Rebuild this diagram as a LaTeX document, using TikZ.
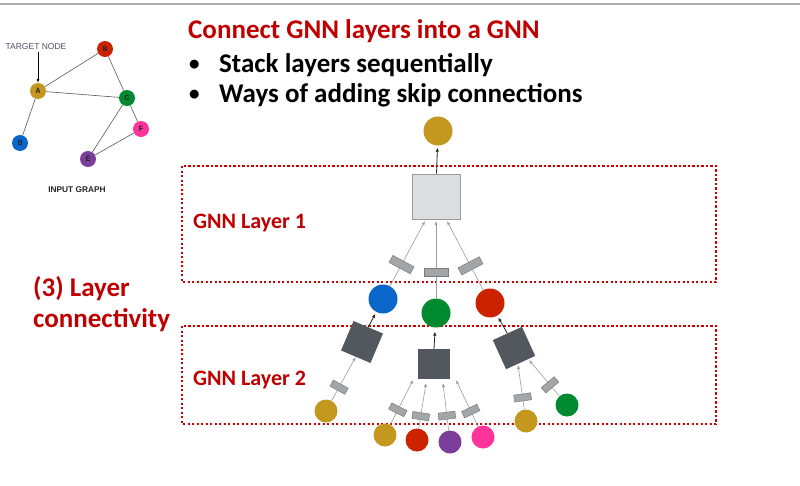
\documentclass[tikz,border=0pt]{standalone}
\usepackage{fontspec}
\setmainfont{Carlito}
\newfontfamily\arialf{Liberation Sans}
\newfontfamily\monof{Liberation Mono}
\usetikzlibrary{arrows.meta}
\definecolor{cgold}{HTML}{C4981E}
\definecolor{cblue}{HTML}{0A66C8}
\definecolor{cgreen}{HTML}{008A30}
\definecolor{cred}{HTML}{CC2200}
\definecolor{cpurple}{HTML}{7B3F9B}
\definecolor{cpink}{HTML}{FF3399}
\definecolor{titlered}{HTML}{C00000}
\definecolor{boxred}{HTML}{CC0000}
\definecolor{sqlight}{HTML}{DCDDE0}
\definecolor{sqborder}{HTML}{9A9A9A}
\definecolor{sqdark}{HTML}{53575E}
\definecolor{msgfill}{HTML}{A3A6A8}
\definecolor{msgborder}{HTML}{7A7D80}
\definecolor{linegray}{HTML}{9C9C9C}
\definecolor{tntext}{HTML}{4A5262}
\definecolor{topline}{HTML}{ADADAD}
\begin{document}
\begin{tikzpicture}[x=1pt,y=-1pt,
  bigtext/.style={font=\bfseries\fontsize{27}{30}\selectfont, inner sep=0, anchor=base west},
  bullettext/.style={font=\bfseries\fontsize{21}{24}\selectfont, inner sep=0, anchor=base west},
  laytext/.style={font=\bfseries\fontsize{22}{26}\selectfont, inner sep=0, anchor=base west, text=titlered},
  gnode/.style={circle, minimum size=16pt, inner sep=0, font=\monof\bfseries\fontsize{8}{8}\selectfont, text=black!85},
  gedge/.style={draw=black!65, line width=0.6pt},
  bignode/.style={circle, minimum size=29pt, inner sep=0},
  smallnode/.style={circle, minimum size=23pt, inner sep=0},
  lightsq/.style={draw=sqborder, fill=sqlight, minimum width=48pt, minimum height=45pt, inner sep=0, line width=0.8pt},
  darksq/.style={fill=sqdark, minimum size=32pt, inner sep=0},
  msgA/.style={draw=msgborder, fill=msgfill, minimum width=8pt, minimum height=24pt, inner sep=0, sloped, line width=0.5pt},
  msgB/.style={draw=msgborder, fill=msgfill, minimum width=7pt, minimum height=17pt, inner sep=0, sloped, line width=0.5pt},
  inline/.style={draw=linegray, line width=0.6pt, -{Latex[length=4pt,width=3pt]}},
  outarrow/.style={draw=black!85, line width=0.8pt, -{Latex[length=4pt,width=3.5pt]}, shorten >=2pt},
  layerbox/.style={draw=boxred, line width=2.2pt, dash pattern=on 2.2pt off 2.3pt}
]
\useasboundingbox (0,0) rectangle (800,485);
\fill[white] (0,0) rectangle (800,485);
\draw[topline, line width=1.5pt] (0,4) -- (800,4);

% ---------- texts ----------
\node[bigtext, text=titlered] (title) at (188,38) {Connect GNN layers into a GNN};
\node[bullettext] (b1) at (189,70) {•};
\node[bigtext] (t1) at (219,72) {Stack layers sequentially};
\node[bullettext] (b2) at (189,100) {•};
\node[bigtext] (t2) at (219,102) {Ways of adding skip connections};
\node[bigtext, text=titlered] (lc1) at (33,296) {(3) Layer};
\node[bigtext, text=titlered] (lc2) at (33,327) {connectivity};

% ---------- layer boxes ----------
\draw[layerbox] (182,166) rectangle (716,282);
\draw[layerbox] (182,326) rectangle (716,424);
\node[laytext] (L1) at (193,228) {GNN Layer 1};
\node[laytext] (L2) at (193,385) {GNN Layer 2};

% ---------- input graph ----------
\node[font=\arialf\fontsize{8.5}{9}\selectfont, text=tntext, inner sep=0] (tn) at (36,47) {TARGET NODE};
\node[gnode, fill=cgold] (A) at (38,91) {A};
\node[gnode, fill=cred] (B) at (105,49) {B};
\node[gnode, fill=cgreen] (C) at (127,98) {C};
\node[gnode, fill=cblue] (D) at (20,143) {D};
\node[gnode, fill=cpurple] (E) at (88,159) {E};
\node[gnode, fill=cpink] (F) at (141,129) {F};
\node[font=\arialf\bfseries\fontsize{8.3}{9}\selectfont, text=black!85, inner sep=0] (ig) at (77,190) {INPUT GRAPH};
\draw[gedge] (A) -- (B);
\draw[gedge] (A) -- (C);
\draw[gedge] (B) -- (C);
\draw[gedge] (A) -- (D);
\draw[gedge] (C) -- (E);
\draw[gedge] (C) -- (F);
\draw[gedge] (E) -- (F);
\draw[black, line width=0.7pt, -{Latex[length=4pt,width=3pt]}] ([yshift=-2pt]tn.south -| A.north) -- (A.north);

% ---------- layer 1 ----------
\node[bignode, fill=cgold] (top) at (438,131) {};
\node[lightsq] (sq1) at (436.5,196.5) {};
\node[bignode, fill=cblue] (n1b) at (383,299) {};
\node[bignode, fill=cgreen] (n1g) at (436,313) {};
\node[bignode, fill=cred] (n1r) at (490,303) {};
\coordinate (i1a) at (425,221);
\coordinate (i1b) at (436,221);
\coordinate (i1c) at (447,221);
\draw[outarrow] (sq1.north) -- (top);
\draw[inline] (n1b) -- node[msgA, pos=0.33] (m1a) {} (i1a);
\draw[inline] (n1g) -- node[msgA, pos=0.34] (m1b) {} (i1b);
\draw[inline] (n1r) -- node[msgA, pos=0.35] (m1c) {} (i1c);

% ---------- layer 2 ----------
\node[darksq, rotate=-23] (sqL) at (362,342) {};
\node[darksq, minimum width=32pt, minimum height=30pt] (sqM) at (434,364) {};
\node[darksq, rotate=24.5] (sqR) at (514,348) {};
\draw[outarrow] (sqL.north) -- (n1b);
\draw[outarrow, shorten >=4pt] (sqM.north) -- (n1g);
\draw[outarrow] (sqR.north) -- (n1r);

\node[smallnode, fill=cgold] (lg) at (326,411) {};
\node[smallnode, fill=cgold] (mg) at (385,435) {};
\node[smallnode, fill=cred] (mr) at (417,440) {};
\node[smallnode, fill=cpurple] (mp) at (450,442) {};
\node[smallnode, fill=cpink] (mk) at (483,437) {};
\node[smallnode, fill=cgold] (rg) at (526,421) {};
\node[smallnode, fill=cgreen] (rn) at (567,405) {};

\coordinate (iM1) at (413,380);
\coordinate (iM2) at (426,383);
\coordinate (iM3) at (443,383);
\coordinate (iM4) at (456,380);
\coordinate (iR1) at (518,365);
\coordinate (iR2) at (529,360);

\draw[inline] (lg) -- node[msgB, pos=0.31] (m2a) {} (sqL.south);
\draw[inline] (mg) -- node[msgB, pos=0.33] (m2b) {} (iM1);
\draw[inline] (mr) -- node[msgB, pos=0.27] (m2c) {} (iM2);
\draw[inline] (mp) -- node[msgB, pos=0.31] (m2d) {} (iM3);
\draw[inline] (mk) -- node[msgB, pos=0.33] (m2e) {} (iM4);
\draw[inline] (rg) -- node[msgB, pos=0.27] (m2f) {} (iR1);
\draw[inline] (rn) -- node[msgB, pos=0.31] (m2g) {} (iR2);
\end{tikzpicture}
\end{document}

● ● ● ●

What the task requires: The data should be printed again unchanged; leave its pictures out.

Completed exercise:
Rebuild this diagram as a LaTeX document, using TikZ.
\documentclass[tikz,border=0pt]{standalone}
\usepackage{fontspec}
\setmainfont{Carlito}
\newfontfamily\arialf{Liberation Sans}
\newfontfamily\monof{Liberation Mono}
\usetikzlibrary{arrows.meta}
\definecolor{cgold}{HTML}{C4981E}
\definecolor{cblue}{HTML}{0A66C8}
\definecolor{cgreen}{HTML}{008A30}
\definecolor{cred}{HTML}{CC2200}
\definecolor{cpurple}{HTML}{7B3F9B}
\definecolor{cpink}{HTML}{FF3399}
\definecolor{titlered}{HTML}{C00000}
\definecolor{boxred}{HTML}{CC0000}
\definecolor{sqlight}{HTML}{DCDDE0}
\definecolor{sqborder}{HTML}{9A9A9A}
\definecolor{sqdark}{HTML}{53575E}
\definecolor{msgfill}{HTML}{A3A6A8}
\definecolor{msgborder}{HTML}{7A7D80}
\definecolor{linegray}{HTML}{9C9C9C}
\definecolor{tntext}{HTML}{4A5262}
\definecolor{topline}{HTML}{ADADAD}
\begin{document}
\begin{tikzpicture}[x=1pt,y=-1pt,
  bigtext/.style={font=\bfseries\fontsize{27}{30}\selectfont, inner sep=0, anchor=base west},
  bullettext/.style={font=\bfseries\fontsize{21}{24}\selectfont, inner sep=0, anchor=base west},
  laytext/.style={font=\bfseries\fontsize{22}{26}\selectfont, inner sep=0, anchor=base west, text=titlered},
  gnode/.style={circle, minimum size=16pt, inner sep=0, font=\monof\bfseries\fontsize{8}{8}\selectfont, text=black!85},
  gedge/.style={draw=black!65, line width=0.6pt},
  bignode/.style={circle, minimum size=29pt, inner sep=0},
  smallnode/.style={circle, minimum size=23pt, inner sep=0},
  lightsq/.style={draw=sqborder, fill=sqlight, minimum width=48pt, minimum height=45pt, inner sep=0, line width=0.8pt},
  darksq/.style={fill=sqdark, minimum size=32pt, inner sep=0},
  msgA/.style={draw=msgborder, fill=msgfill, minimum width=8pt, minimum height=24pt, inner sep=0, sloped, line width=0.5pt},
  msgB/.style={draw=msgborder, fill=msgfill, minimum width=7pt, minimum height=17pt, inner sep=0, sloped, line width=0.5pt},
  inline/.style={draw=linegray, line width=0.6pt, -{Latex[length=4pt,width=3pt]}},
  outarrow/.style={draw=black!85, line width=0.8pt, -{Latex[length=4pt,width=3.5pt]}, shorten >=2pt},
  layerbox/.style={draw=boxred, line width=2.2pt, dash pattern=on 2.2pt off 2.3pt}
]
\useasboundingbox (0,0) rectangle (800,485);
\fill[white] (0,0) rectangle (800,485);
\draw[topline, line width=1.5pt] (0,4) -- (800,4);

% ---------- texts ----------
\node[bigtext, text=titlered] (title) at (188,38) {Connect GNN layers into a GNN};
\node[bullettext] (b1) at (189,70) {•};
\node[bigtext] (t1) at (219,72) {Stack layers sequentially};
\node[bullettext] (b2) at (189,100) {•};
\node[bigtext] (t2) at (219,102) {Ways of adding skip connections};
\node[bigtext, text=titlered] (lc1) at (33,296) {(3) Layer};
\node[bigtext, text=titlered] (lc2) at (33,327) {connectivity};

% ---------- layer boxes ----------
\draw[layerbox] (182,166) rectangle (716,282);
\draw[layerbox] (182,326) rectangle (716,424);
\node[laytext] (L1) at (193,228) {GNN Layer 1};
\node[laytext] (L2) at (193,385) {GNN Layer 2};

% ---------- input graph ----------
\node[font=\arialf\fontsize{8.5}{9}\selectfont, text=tntext, inner sep=0] (tn) at (36,47) {TARGET NODE};
\node[gnode, fill=cgold] (A) at (38,91) {A};
\node[gnode, fill=cred] (B) at (105,49) {B};
\node[gnode, fill=cgreen] (C) at (127,98) {C};
\node[gnode, fill=cblue] (D) at (20,143) {D};
\node[gnode, fill=cpurple] (E) at (88,159) {E};
\node[gnode, fill=cpink] (F) at (141,129) {F};
\node[font=\arialf\bfseries\fontsize{8.3}{9}\selectfont, text=black!85, inner sep=0] (ig) at (77,190) {INPUT GRAPH};
\draw[gedge] (A) -- (B);
\draw[gedge] (A) -- (C);
\draw[gedge] (B) -- (C);
\draw[gedge] (A) -- (D);
\draw[gedge] (C) -- (E);
\draw[gedge] (C) -- (F);
\draw[gedge] (E) -- (F);
\draw[black, line width=0.7pt, -{Latex[length=4pt,width=3pt]}] ([yshift=-2pt]tn.south -| A.north) -- (A.north);

% ---------- layer 1 ----------
\node[bignode, fill=cgold] (top) at (438,131) {};
\node[lightsq] (sq1) at (436.5,196.5) {};
\node[bignode, fill=cblue] (n1b) at (383,299) {};
\node[bignode, fill=cgreen] (n1g) at (436,313) {};
\node[bignode, fill=cred] (n1r) at (490,303) {};
\coordinate (i1a) at (425,221);
\coordinate (i1b) at (436,221);
\coordinate (i1c) at (447,221);
\draw[outarrow] (sq1.north) -- (top);
\draw[inline] (n1b) -- node[msgA, pos=0.33] (m1a) {} (i1a);
\draw[inline] (n1g) -- node[msgA, pos=0.34] (m1b) {} (i1b);
\draw[inline] (n1r) -- node[msgA, pos=0.35] (m1c) {} (i1c);

% ---------- layer 2 ----------
\node[darksq, rotate=-23] (sqL) at (362,342) {};
\node[darksq, minimum width=32pt, minimum height=30pt] (sqM) at (434,364) {};
\node[darksq, rotate=24.5] (sqR) at (514,348) {};
\draw[outarrow] (sqL.north) -- (n1b);
\draw[outarrow, shorten >=4pt] (sqM.north) -- (n1g);
\draw[outarrow] (sqR.north) -- (n1r);

\node[smallnode, fill=cgold] (lg) at (326,411) {};
\node[smallnode, fill=cgold] (mg) at (385,435) {};
\node[smallnode, fill=cred] (mr) at (417,440) {};
\node[smallnode, fill=cpurple] (mp) at (450,442) {};
\node[smallnode, fill=cpink] (mk) at (483,437) {};
\node[smallnode, fill=cgold] (rg) at (526,421) {};
\node[smallnode, fill=cgreen] (rn) at (567,405) {};

\coordinate (iM1) at (413,380);
\coordinate (iM2) at (426,383);
\coordinate (iM3) at (443,383);
\coordinate (iM4) at (456,380);
\coordinate (iR1) at (518,365);
\coordinate (iR2) at (529,360);

\draw[inline] (lg) -- node[msgB, pos=0.31] (m2a) {} (sqL.south);
\draw[inline] (mg) -- node[msgB, pos=0.33] (m2b) {} (iM1);
\draw[inline] (mr) -- node[msgB, pos=0.27] (m2c) {} (iM2);
\draw[inline] (mp) -- node[msgB, pos=0.31] (m2d) {} (iM3);
\draw[inline] (mk) -- node[msgB, pos=0.33] (m2e) {} (iM4);
\draw[inline] (rg) -- node[msgB, pos=0.27] (m2f) {} (iR1);
\draw[inline] (rn) -- node[msgB, pos=0.31] (m2g) {} (iR2);
\end{tikzpicture}
\end{document}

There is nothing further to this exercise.